Together, those renewable resources are critical to allowing us to decarbonize energy systems here and throughout the world. Electrification is such a big part of climate action and of meeting the climate targets that we absolutely have to meet, so I think renewable resources represent the future.

EE: What's your favourite thing about BC Hydro? What's made you stay all these years?

CO: I've always felt there was a good fit between my values and the values of the company. Another way of saying that is, "it's the people who embody our values," so it's really all about the people. Our employees are very smart, committed, capable people who relish problem solving and do great work, and that's energizing to be around. I tend to work in the office mostly because I like being around people. And I really enjoy opportunities to work on projects and collaborate.
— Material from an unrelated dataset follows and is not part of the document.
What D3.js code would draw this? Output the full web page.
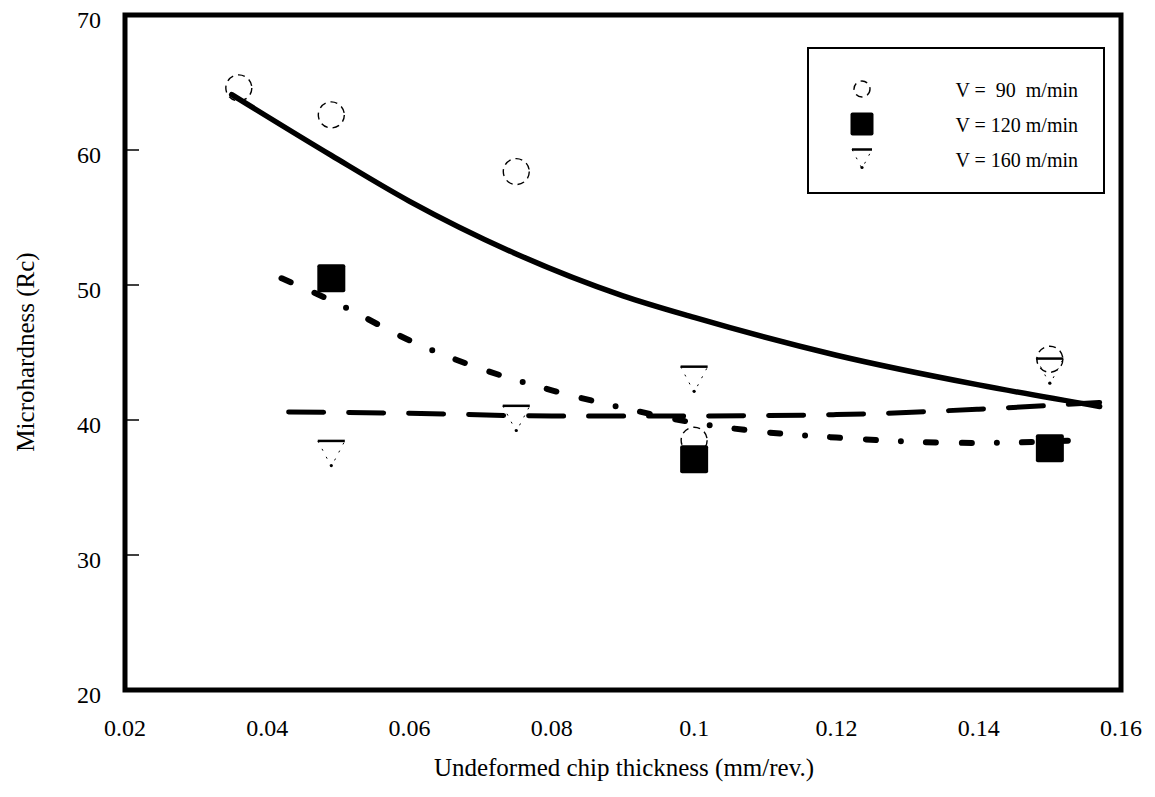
<!DOCTYPE html>
<html>
<head>
<meta charset="utf-8">
<script src="https://cdn.jsdelivr.net/npm/d3@7/dist/d3.min.js"></script>
<style>
  body { margin: 0; background: #fff; }
  svg { display: block; }
  text { font-family: "Liberation Serif", "Times New Roman", serif; fill: #000; }
</style>
</head>
<body>
<svg id="chart" width="1155" height="797"></svg>
<script>
'use strict';

// axis ticks
var xTicks = [0.02, 0.04, 0.06, 0.08, 0.1, 0.12, 0.14, 0.16];
var yTicks = [20, 30, 40, 50, 60, 70];

// measured points, [chip thickness, microhardness]
var v90Points = [[0.036, 64.6], [0.049, 62.6], [0.075, 58.4], [0.1, 38.5], [0.15, 44.5]];
var v120Points = [[0.049, 50.5], [0.1, 37.1], [0.15, 37.9]];
var v160Points = [[0.049, 37.5], [0.075, 40.1], [0.1, 43.0], [0.15, 43.6]];

// fitted curves
var v90Fit = [[0.035, 64.1], [0.049, 59.6], [0.06, 56.2], [0.075, 52.3], [0.09, 49.2], [0.1, 47.6],
  [0.12, 44.8], [0.14, 42.6], [0.157, 41.0]];
var v120Fit = [[0.042, 50.5], [0.05, 48.6], [0.06, 45.9], [0.07, 43.8], [0.08, 42.2], [0.09, 40.9],
  [0.1, 39.8], [0.11, 39.1], [0.12, 38.7], [0.13, 38.4], [0.14, 38.3], [0.154, 38.5]];
var v160Fit = [[0.043, 40.6], [0.06, 40.5], [0.08, 40.3], [0.1, 40.3], [0.12, 40.4], [0.14, 40.8], [0.157, 41.3]];

var legendLabels = ['V =  90  m/min', 'V = 120 m/min', 'V = 160 m/min'];

var svg = d3.select('#chart');

var x = d3.scaleLinear().domain([0.02, 0.16]).range([125, 1121]);
var y = d3.scaleLinear().domain([20, 70]).range([690, 15]);

// y ticks (inside, left only)
svg.append('g').selectAll('line')
  .data(yTicks.filter(function (d) { return d > 20 && d < 70; }))
  .enter().append('line')
  .attr('x1', x(0.02)).attr('x2', x(0.02) + 14)
  .attr('y1', function (d) { return y(d); })
  .attr('y2', function (d) { return y(d); })
  .attr('stroke', '#000').attr('stroke-width', 1.5);

svg.append('g').selectAll('text')
  .data(yTicks)
  .enter().append('text')
  .attr('x', 101)
  .attr('y', function (d) { return y(d) + 13; })
  .attr('text-anchor', 'end')
  .style('font-size', '24px')
  .text(function (d) { return d; });

svg.append('g').selectAll('text')
  .data(xTicks)
  .enter().append('text')
  .attr('x', function (d) { return x(d); })
  .attr('y', 736)
  .attr('text-anchor', 'middle')
  .style('font-size', '24px')
  .text(function (d) { return d3.format('')(d); });

// axis titles
svg.append('text')
  .attr('x', 624).attr('y', 776)
  .attr('text-anchor', 'middle')
  .style('font-size', '25px')
  .text('Undeformed chip thickness (mm/rev.)');

svg.append('text')
  .attr('transform', 'translate(34,352) rotate(-90)')
  .attr('text-anchor', 'middle')
  .style('font-size', '25px')
  .text('Microhardness (Rc)');

// fitted lines
var line = d3.line()
  .x(function (d) { return x(d[0]); })
  .y(function (d) { return y(d[1]); })
  .curve(d3.curveMonotoneX);

svg.append('path').datum(v90Fit)
  .attr('d', line).attr('fill', 'none')
  .attr('stroke', '#000').attr('stroke-width', 5.5)
  .attr('stroke-linecap', 'round');

svg.append('path').datum(v120Fit)
  .attr('d', line).attr('fill', 'none')
  .attr('stroke', '#000').attr('stroke-width', 6)
  .attr('stroke-linecap', 'round')
  .attr('stroke-dasharray', '10,26,10,25,0,25');

svg.append('path').datum(v160Fit)
  .attr('d', line).attr('fill', 'none')
  .attr('stroke', '#000').attr('stroke-width', 5)
  .attr('stroke-linecap', 'round')
  .attr('stroke-dasharray', '35,25');

// markers
function circleMarker (g, r) {
  g.append('circle').attr('r', r)
    .attr('fill', 'none').attr('stroke', '#000')
    .attr('stroke-width', 1.4).attr('stroke-dasharray', '7,5');
}

function triangleMarker (g, s) {
  var h = s * 0.95;
  g.append('path')
    .attr('d', 'M' + (-s / 2) + ',' + (-h / 2) + 'L0,' + (h / 2) + 'L' + (s / 2) + ',' + (-h / 2))
    .attr('fill', 'none').attr('stroke', '#000')
    .attr('stroke-width', 1).attr('stroke-dasharray', '2,7');
  g.append('line')
    .attr('x1', -s / 2).attr('x2', s / 2)
    .attr('y1', -h / 2).attr('y2', -h / 2)
    .attr('stroke', '#000').attr('stroke-width', 2.5);
  g.append('circle').attr('cy', h / 2 - 1).attr('r', 1.6).attr('fill', '#000');
}

function squareMarker (g, s) {
  g.append('rect')
    .attr('x', -s / 2).attr('y', -s / 2)
    .attr('width', s).attr('height', s)
    .attr('rx', 2).attr('fill', '#000');
}

svg.append('g').selectAll('g')
  .data(v90Points)
  .enter().append('g')
  .attr('transform', function (d) { return 'translate(' + x(d[0]) + ',' + y(d[1]) + ')'; })
  .each(function () { circleMarker(d3.select(this), 13); });

svg.append('g').selectAll('g')
  .data(v160Points)
  .enter().append('g')
  .attr('transform', function (d) { return 'translate(' + x(d[0]) + ',' + y(d[1]) + ')'; })
  .each(function () { triangleMarker(d3.select(this), 27); });

svg.append('g').selectAll('g')
  .data(v120Points)
  .enter().append('g')
  .attr('transform', function (d) { return 'translate(' + x(d[0]) + ',' + y(d[1]) + ')'; })
  .each(function () { squareMarker(d3.select(this), 28); });

// legend
var legend = svg.append('g');
legend.append('rect')
  .attr('x', 808).attr('y', 48)
  .attr('width', 296).attr('height', 145)
  .attr('fill', '#fff').attr('stroke', '#000').attr('stroke-width', 2);

var rows = legend.selectAll('g.row')
  .data(legendLabels)
  .enter().append('g')
  .attr('class', 'row')
  .attr('transform', function (d, i) { return 'translate(0,' + (89 + i * 35) + ')'; });

rows.append('text')
  .attr('x', 1078).attr('y', 8)
  .attr('text-anchor', 'end')
  .attr('xml:space', 'preserve')
  .style('font-size', '20px')
  .style('white-space', 'pre')
  .text(function (d) { return d; });

rows.each(function (d, i) {
  var g = d3.select(this).append('g').attr('transform', 'translate(862,0)');
  if (i === 0) circleMarker(g, 8);
  else if (i === 1) squareMarker(g, 23);
  else triangleMarker(g, 20);
});

// plot frame
svg.append('rect')
  .attr('x', x(0.02)).attr('y', y(70))
  .attr('width', x(0.16) - x(0.02))
  .attr('height', y(20) - y(70))
  .attr('fill', 'none').attr('stroke', '#000').attr('stroke-width', 5);
</script>
</body>
</html>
I also value the public service role we have, and the fact that we're in this together with our customers. They own the place through government and we're here to provide a critical service. This gets reinforced again and again when we manage through extreme weather events like storms, fires, heat and floods. Our customers are so appreciative of the results. The value of our service makes me feel good about working here and is why I've always wanted to stay.

EE: And I heard you have one last question for me?

CO: Yes, I want to hear about how your day has been. What's your experience been like at BC Hydro?

EE: My experience has been very dynamic. With BC Hydro being my utility company, I never expected all this work to be going on behind the scenes with so many people supporting the system that I depend on.

It was so interesting to attend the executive team meeting, to go to Powerex, and to visit the call centre. It's shown me a different world and perspective. It's really made me appreciate all that goes into having light accessible with just the flick of a switch.

CO: And you got to experience our fire alarm, which was unplanned.

EE: Unplanned, but a great source of exercise.

CO: That's great Elshen, thanks for being here today.